Set exercise →
Copy out all the data, word for word.

-- Start Material --

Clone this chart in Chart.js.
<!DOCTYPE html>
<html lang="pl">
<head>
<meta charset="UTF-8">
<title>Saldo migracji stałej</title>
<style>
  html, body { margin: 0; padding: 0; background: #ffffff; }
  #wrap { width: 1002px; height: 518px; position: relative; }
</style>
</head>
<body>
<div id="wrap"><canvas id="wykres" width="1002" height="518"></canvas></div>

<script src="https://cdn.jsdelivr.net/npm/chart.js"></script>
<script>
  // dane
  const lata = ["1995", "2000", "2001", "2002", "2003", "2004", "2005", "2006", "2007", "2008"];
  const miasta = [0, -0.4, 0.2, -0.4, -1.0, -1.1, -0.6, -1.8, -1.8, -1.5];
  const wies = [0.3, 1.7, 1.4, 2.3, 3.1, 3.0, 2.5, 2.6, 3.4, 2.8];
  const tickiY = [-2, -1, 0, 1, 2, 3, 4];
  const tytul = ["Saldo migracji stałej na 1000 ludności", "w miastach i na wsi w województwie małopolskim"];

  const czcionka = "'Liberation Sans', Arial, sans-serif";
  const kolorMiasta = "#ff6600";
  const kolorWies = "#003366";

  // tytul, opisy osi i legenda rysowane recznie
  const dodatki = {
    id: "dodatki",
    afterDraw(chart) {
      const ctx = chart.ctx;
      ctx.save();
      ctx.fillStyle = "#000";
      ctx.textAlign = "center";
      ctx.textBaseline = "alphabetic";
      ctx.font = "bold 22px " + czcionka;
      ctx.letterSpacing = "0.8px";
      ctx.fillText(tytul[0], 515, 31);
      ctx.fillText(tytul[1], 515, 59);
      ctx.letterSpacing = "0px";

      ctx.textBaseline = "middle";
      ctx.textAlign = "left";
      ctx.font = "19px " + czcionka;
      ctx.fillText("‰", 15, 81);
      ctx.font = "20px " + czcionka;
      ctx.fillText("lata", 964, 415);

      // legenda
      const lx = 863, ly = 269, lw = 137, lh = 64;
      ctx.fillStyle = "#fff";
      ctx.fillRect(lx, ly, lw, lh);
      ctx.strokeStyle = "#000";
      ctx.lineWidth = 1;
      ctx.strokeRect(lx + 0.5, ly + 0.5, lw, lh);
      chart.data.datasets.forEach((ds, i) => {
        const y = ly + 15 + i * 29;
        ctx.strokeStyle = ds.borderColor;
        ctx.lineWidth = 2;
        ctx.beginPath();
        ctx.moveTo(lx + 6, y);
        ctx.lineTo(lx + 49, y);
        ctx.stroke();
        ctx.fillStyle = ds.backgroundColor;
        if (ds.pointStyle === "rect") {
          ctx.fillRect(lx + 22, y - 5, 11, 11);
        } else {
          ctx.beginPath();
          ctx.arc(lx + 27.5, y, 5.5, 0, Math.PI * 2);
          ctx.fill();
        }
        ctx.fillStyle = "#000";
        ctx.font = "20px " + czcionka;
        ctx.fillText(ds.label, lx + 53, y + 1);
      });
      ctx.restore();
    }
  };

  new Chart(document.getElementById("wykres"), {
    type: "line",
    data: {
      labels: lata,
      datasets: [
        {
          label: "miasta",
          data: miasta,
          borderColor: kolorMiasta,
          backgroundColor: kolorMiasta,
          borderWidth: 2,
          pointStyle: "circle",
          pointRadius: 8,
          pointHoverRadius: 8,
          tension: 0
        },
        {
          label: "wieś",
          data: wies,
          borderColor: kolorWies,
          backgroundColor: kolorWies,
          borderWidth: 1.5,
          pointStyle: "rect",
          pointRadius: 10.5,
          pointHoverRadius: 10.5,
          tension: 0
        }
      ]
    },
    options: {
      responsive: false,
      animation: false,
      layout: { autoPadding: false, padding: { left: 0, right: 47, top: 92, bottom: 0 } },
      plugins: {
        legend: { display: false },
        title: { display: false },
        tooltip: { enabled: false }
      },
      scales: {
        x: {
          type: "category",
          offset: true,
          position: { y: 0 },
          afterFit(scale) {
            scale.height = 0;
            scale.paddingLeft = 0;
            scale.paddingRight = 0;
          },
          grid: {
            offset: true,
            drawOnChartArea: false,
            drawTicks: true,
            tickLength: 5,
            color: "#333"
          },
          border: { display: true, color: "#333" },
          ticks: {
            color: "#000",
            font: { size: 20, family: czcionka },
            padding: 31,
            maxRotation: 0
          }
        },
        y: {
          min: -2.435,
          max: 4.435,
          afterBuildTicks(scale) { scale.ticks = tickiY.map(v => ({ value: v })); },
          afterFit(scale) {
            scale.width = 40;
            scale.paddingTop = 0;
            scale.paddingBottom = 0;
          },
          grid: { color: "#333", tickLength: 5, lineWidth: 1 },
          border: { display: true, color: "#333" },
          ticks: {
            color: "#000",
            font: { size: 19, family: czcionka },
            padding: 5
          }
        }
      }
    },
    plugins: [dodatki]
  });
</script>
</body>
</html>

-- End Material --

Solution below →
Clone this chart in Chart.js.
<!DOCTYPE html>
<html lang="pl">
<head>
<meta charset="UTF-8">
<title>Saldo migracji stałej</title>
<style>
  html, body { margin: 0; padding: 0; background: #ffffff; }
  #wrap { width: 1002px; height: 518px; position: relative; }
</style>
</head>
<body>
<div id="wrap"><canvas id="wykres" width="1002" height="518"></canvas></div>

<script src="https://cdn.jsdelivr.net/npm/chart.js"></script>
<script>
  // dane
  const lata = ["1995", "2000", "2001", "2002", "2003", "2004", "2005", "2006", "2007", "2008"];
  const miasta = [0, -0.4, 0.2, -0.4, -1.0, -1.1, -0.6, -1.8, -1.8, -1.5];
  const wies = [0.3, 1.7, 1.4, 2.3, 3.1, 3.0, 2.5, 2.6, 3.4, 2.8];
  const tickiY = [-2, -1, 0, 1, 2, 3, 4];
  const tytul = ["Saldo migracji stałej na 1000 ludności", "w miastach i na wsi w województwie małopolskim"];

  const czcionka = "'Liberation Sans', Arial, sans-serif";
  const kolorMiasta = "#ff6600";
  const kolorWies = "#003366";

  // tytul, opisy osi i legenda rysowane recznie
  const dodatki = {
    id: "dodatki",
    afterDraw(chart) {
      const ctx = chart.ctx;
      ctx.save();
      ctx.fillStyle = "#000";
      ctx.textAlign = "center";
      ctx.textBaseline = "alphabetic";
      ctx.font = "bold 22px " + czcionka;
      ctx.letterSpacing = "0.8px";
      ctx.fillText(tytul[0], 515, 31);
      ctx.fillText(tytul[1], 515, 59);
      ctx.letterSpacing = "0px";

      ctx.textBaseline = "middle";
      ctx.textAlign = "left";
      ctx.font = "19px " + czcionka;
      ctx.fillText("‰", 15, 81);
      ctx.font = "20px " + czcionka;
      ctx.fillText("lata", 964, 415);

      // legenda
      const lx = 863, ly = 269, lw = 137, lh = 64;
      ctx.fillStyle = "#fff";
      ctx.fillRect(lx, ly, lw, lh);
      ctx.strokeStyle = "#000";
      ctx.lineWidth = 1;
      ctx.strokeRect(lx + 0.5, ly + 0.5, lw, lh);
      chart.data.datasets.forEach((ds, i) => {
        const y = ly + 15 + i * 29;
        ctx.strokeStyle = ds.borderColor;
        ctx.lineWidth = 2;
        ctx.beginPath();
        ctx.moveTo(lx + 6, y);
        ctx.lineTo(lx + 49, y);
        ctx.stroke();
        ctx.fillStyle = ds.backgroundColor;
        if (ds.pointStyle === "rect") {
          ctx.fillRect(lx + 22, y - 5, 11, 11);
        } else {
          ctx.beginPath();
          ctx.arc(lx + 27.5, y, 5.5, 0, Math.PI * 2);
          ctx.fill();
        }
        ctx.fillStyle = "#000";
        ctx.font = "20px " + czcionka;
        ctx.fillText(ds.label, lx + 53, y + 1);
      });
      ctx.restore();
    }
  };

  new Chart(document.getElementById("wykres"), {
    type: "line",
    data: {
      labels: lata,
      datasets: [
        {
          label: "miasta",
          data: miasta,
          borderColor: kolorMiasta,
          backgroundColor: kolorMiasta,
          borderWidth: 2,
          pointStyle: "circle",
          pointRadius: 8,
          pointHoverRadius: 8,
          tension: 0
        },
        {
          label: "wieś",
          data: wies,
          borderColor: kolorWies,
          backgroundColor: kolorWies,
          borderWidth: 1.5,
          pointStyle: "rect",
          pointRadius: 10.5,
          pointHoverRadius: 10.5,
          tension: 0
        }
      ]
    },
    options: {
      responsive: false,
      animation: false,
      layout: { autoPadding: false, padding: { left: 0, right: 47, top: 92, bottom: 0 } },
      plugins: {
        legend: { display: false },
        title: { display: false },
        tooltip: { enabled: false }
      },
      scales: {
        x: {
          type: "category",
          offset: true,
          position: { y: 0 },
          afterFit(scale) {
            scale.height = 0;
            scale.paddingLeft = 0;
            scale.paddingRight = 0;
          },
          grid: {
            offset: true,
            drawOnChartArea: false,
            drawTicks: true,
            tickLength: 5,
            color: "#333"
          },
          border: { display: true, color: "#333" },
          ticks: {
            color: "#000",
            font: { size: 20, family: czcionka },
            padding: 31,
            maxRotation: 0
          }
        },
        y: {
          min: -2.435,
          max: 4.435,
          afterBuildTicks(scale) { scale.ticks = tickiY.map(v => ({ value: v })); },
          afterFit(scale) {
            scale.width = 40;
            scale.paddingTop = 0;
            scale.paddingBottom = 0;
          },
          grid: { color: "#333", tickLength: 5, lineWidth: 1 },
          border: { display: true, color: "#333" },
          ticks: {
            color: "#000",
            font: { size: 19, family: czcionka },
            padding: 5
          }
        }
      }
    },
    plugins: [dodatki]
  });
</script>
</body>
</html>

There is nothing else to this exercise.